• _PROMPT_
Output the material below unchanged, apart from leaving out the pictures.

• _DATA SECTION_
★ ★ ★ ★ ★

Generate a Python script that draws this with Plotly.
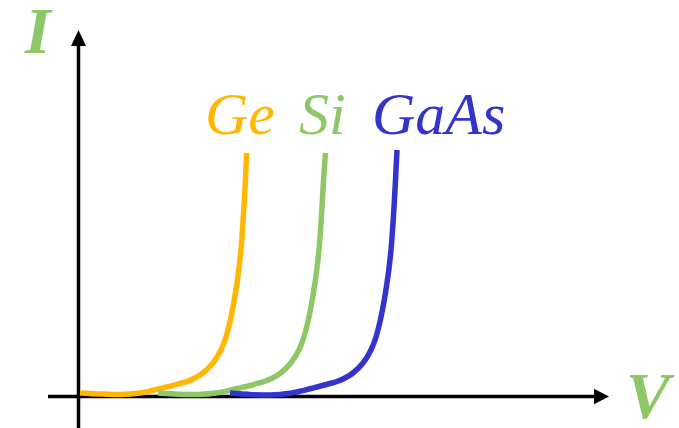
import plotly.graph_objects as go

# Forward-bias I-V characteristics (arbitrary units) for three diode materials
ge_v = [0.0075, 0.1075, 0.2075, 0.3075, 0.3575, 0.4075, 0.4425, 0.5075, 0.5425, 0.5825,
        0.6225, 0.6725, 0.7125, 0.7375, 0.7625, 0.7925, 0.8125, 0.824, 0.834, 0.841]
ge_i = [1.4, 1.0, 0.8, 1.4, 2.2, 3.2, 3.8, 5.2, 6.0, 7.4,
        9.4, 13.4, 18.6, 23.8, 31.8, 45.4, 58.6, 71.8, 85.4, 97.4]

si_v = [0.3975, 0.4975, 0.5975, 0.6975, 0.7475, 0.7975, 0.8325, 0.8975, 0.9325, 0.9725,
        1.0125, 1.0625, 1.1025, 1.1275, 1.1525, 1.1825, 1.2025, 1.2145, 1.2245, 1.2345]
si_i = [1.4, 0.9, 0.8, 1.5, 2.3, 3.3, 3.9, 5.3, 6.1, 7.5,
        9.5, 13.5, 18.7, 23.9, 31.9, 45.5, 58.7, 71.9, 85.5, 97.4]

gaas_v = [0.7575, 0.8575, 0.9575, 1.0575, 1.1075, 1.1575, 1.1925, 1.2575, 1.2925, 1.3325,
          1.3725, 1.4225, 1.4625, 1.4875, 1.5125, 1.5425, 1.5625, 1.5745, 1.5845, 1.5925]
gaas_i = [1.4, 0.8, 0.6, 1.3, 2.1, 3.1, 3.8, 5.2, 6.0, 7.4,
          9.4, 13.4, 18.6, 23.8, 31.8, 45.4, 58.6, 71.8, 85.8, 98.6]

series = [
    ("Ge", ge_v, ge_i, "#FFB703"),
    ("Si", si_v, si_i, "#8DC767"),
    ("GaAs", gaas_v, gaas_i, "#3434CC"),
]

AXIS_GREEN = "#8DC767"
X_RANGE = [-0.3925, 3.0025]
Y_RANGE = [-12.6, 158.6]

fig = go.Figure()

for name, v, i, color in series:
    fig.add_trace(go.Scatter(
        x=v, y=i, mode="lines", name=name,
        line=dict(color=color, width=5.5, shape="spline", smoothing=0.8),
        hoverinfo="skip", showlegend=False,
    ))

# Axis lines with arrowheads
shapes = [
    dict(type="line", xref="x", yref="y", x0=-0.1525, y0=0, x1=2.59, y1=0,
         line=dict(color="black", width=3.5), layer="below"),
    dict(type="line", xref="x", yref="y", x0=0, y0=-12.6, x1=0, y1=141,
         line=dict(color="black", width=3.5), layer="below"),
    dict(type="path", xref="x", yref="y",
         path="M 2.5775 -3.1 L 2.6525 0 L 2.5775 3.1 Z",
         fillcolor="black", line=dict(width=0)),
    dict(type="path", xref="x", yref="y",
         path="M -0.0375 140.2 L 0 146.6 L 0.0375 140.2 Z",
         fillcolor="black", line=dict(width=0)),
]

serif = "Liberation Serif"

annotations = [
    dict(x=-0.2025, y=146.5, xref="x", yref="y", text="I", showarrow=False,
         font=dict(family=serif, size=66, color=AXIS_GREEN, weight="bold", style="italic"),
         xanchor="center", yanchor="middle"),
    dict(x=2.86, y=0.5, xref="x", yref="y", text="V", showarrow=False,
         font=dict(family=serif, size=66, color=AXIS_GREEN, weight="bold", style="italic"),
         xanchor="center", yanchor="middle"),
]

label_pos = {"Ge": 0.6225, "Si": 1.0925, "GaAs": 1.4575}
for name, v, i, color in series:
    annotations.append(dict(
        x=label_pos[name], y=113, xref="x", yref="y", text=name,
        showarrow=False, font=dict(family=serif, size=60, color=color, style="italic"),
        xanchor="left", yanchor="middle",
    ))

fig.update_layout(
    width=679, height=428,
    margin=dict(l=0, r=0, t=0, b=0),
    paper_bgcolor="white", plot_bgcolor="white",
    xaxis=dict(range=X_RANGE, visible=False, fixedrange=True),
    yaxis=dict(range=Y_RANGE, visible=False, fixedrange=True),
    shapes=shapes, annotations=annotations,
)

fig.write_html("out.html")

★ ★ ★ ★ ★

• _ANSWER TO THE PROBLEM_
Generate a Python script that draws this with Plotly.
import plotly.graph_objects as go

# Forward-bias I-V characteristics (arbitrary units) for three diode materials
ge_v = [0.0075, 0.1075, 0.2075, 0.3075, 0.3575, 0.4075, 0.4425, 0.5075, 0.5425, 0.5825,
        0.6225, 0.6725, 0.7125, 0.7375, 0.7625, 0.7925, 0.8125, 0.824, 0.834, 0.841]
ge_i = [1.4, 1.0, 0.8, 1.4, 2.2, 3.2, 3.8, 5.2, 6.0, 7.4,
        9.4, 13.4, 18.6, 23.8, 31.8, 45.4, 58.6, 71.8, 85.4, 97.4]

si_v = [0.3975, 0.4975, 0.5975, 0.6975, 0.7475, 0.7975, 0.8325, 0.8975, 0.9325, 0.9725,
        1.0125, 1.0625, 1.1025, 1.1275, 1.1525, 1.1825, 1.2025, 1.2145, 1.2245, 1.2345]
si_i = [1.4, 0.9, 0.8, 1.5, 2.3, 3.3, 3.9, 5.3, 6.1, 7.5,
        9.5, 13.5, 18.7, 23.9, 31.9, 45.5, 58.7, 71.9, 85.5, 97.4]

gaas_v = [0.7575, 0.8575, 0.9575, 1.0575, 1.1075, 1.1575, 1.1925, 1.2575, 1.2925, 1.3325,
          1.3725, 1.4225, 1.4625, 1.4875, 1.5125, 1.5425, 1.5625, 1.5745, 1.5845, 1.5925]
gaas_i = [1.4, 0.8, 0.6, 1.3, 2.1, 3.1, 3.8, 5.2, 6.0, 7.4,
          9.4, 13.4, 18.6, 23.8, 31.8, 45.4, 58.6, 71.8, 85.8, 98.6]

series = [
    ("Ge", ge_v, ge_i, "#FFB703"),
    ("Si", si_v, si_i, "#8DC767"),
    ("GaAs", gaas_v, gaas_i, "#3434CC"),
]

AXIS_GREEN = "#8DC767"
X_RANGE = [-0.3925, 3.0025]
Y_RANGE = [-12.6, 158.6]

fig = go.Figure()

for name, v, i, color in series:
    fig.add_trace(go.Scatter(
        x=v, y=i, mode="lines", name=name,
        line=dict(color=color, width=5.5, shape="spline", smoothing=0.8),
        hoverinfo="skip", showlegend=False,
    ))

# Axis lines with arrowheads
shapes = [
    dict(type="line", xref="x", yref="y", x0=-0.1525, y0=0, x1=2.59, y1=0,
         line=dict(color="black", width=3.5), layer="below"),
    dict(type="line", xref="x", yref="y", x0=0, y0=-12.6, x1=0, y1=141,
         line=dict(color="black", width=3.5), layer="below"),
    dict(type="path", xref="x", yref="y",
         path="M 2.5775 -3.1 L 2.6525 0 L 2.5775 3.1 Z",
         fillcolor="black", line=dict(width=0)),
    dict(type="path", xref="x", yref="y",
         path="M -0.0375 140.2 L 0 146.6 L 0.0375 140.2 Z",
         fillcolor="black", line=dict(width=0)),
]

serif = "Liberation Serif"

annotations = [
    dict(x=-0.2025, y=146.5, xref="x", yref="y", text="I", showarrow=False,
         font=dict(family=serif, size=66, color=AXIS_GREEN, weight="bold", style="italic"),
         xanchor="center", yanchor="middle"),
    dict(x=2.86, y=0.5, xref="x", yref="y", text="V", showarrow=False,
         font=dict(family=serif, size=66, color=AXIS_GREEN, weight="bold", style="italic"),
         xanchor="center", yanchor="middle"),
]

label_pos = {"Ge": 0.6225, "Si": 1.0925, "GaAs": 1.4575}
for name, v, i, color in series:
    annotations.append(dict(
        x=label_pos[name], y=113, xref="x", yref="y", text=name,
        showarrow=False, font=dict(family=serif, size=60, color=color, style="italic"),
        xanchor="left", yanchor="middle",
    ))

fig.update_layout(
    width=679, height=428,
    margin=dict(l=0, r=0, t=0, b=0),
    paper_bgcolor="white", plot_bgcolor="white",
    xaxis=dict(range=X_RANGE, visible=False, fixedrange=True),
    yaxis=dict(range=Y_RANGE, visible=False, fixedrange=True),
    shapes=shapes, annotations=annotations,
)

fig.write_html("out.html")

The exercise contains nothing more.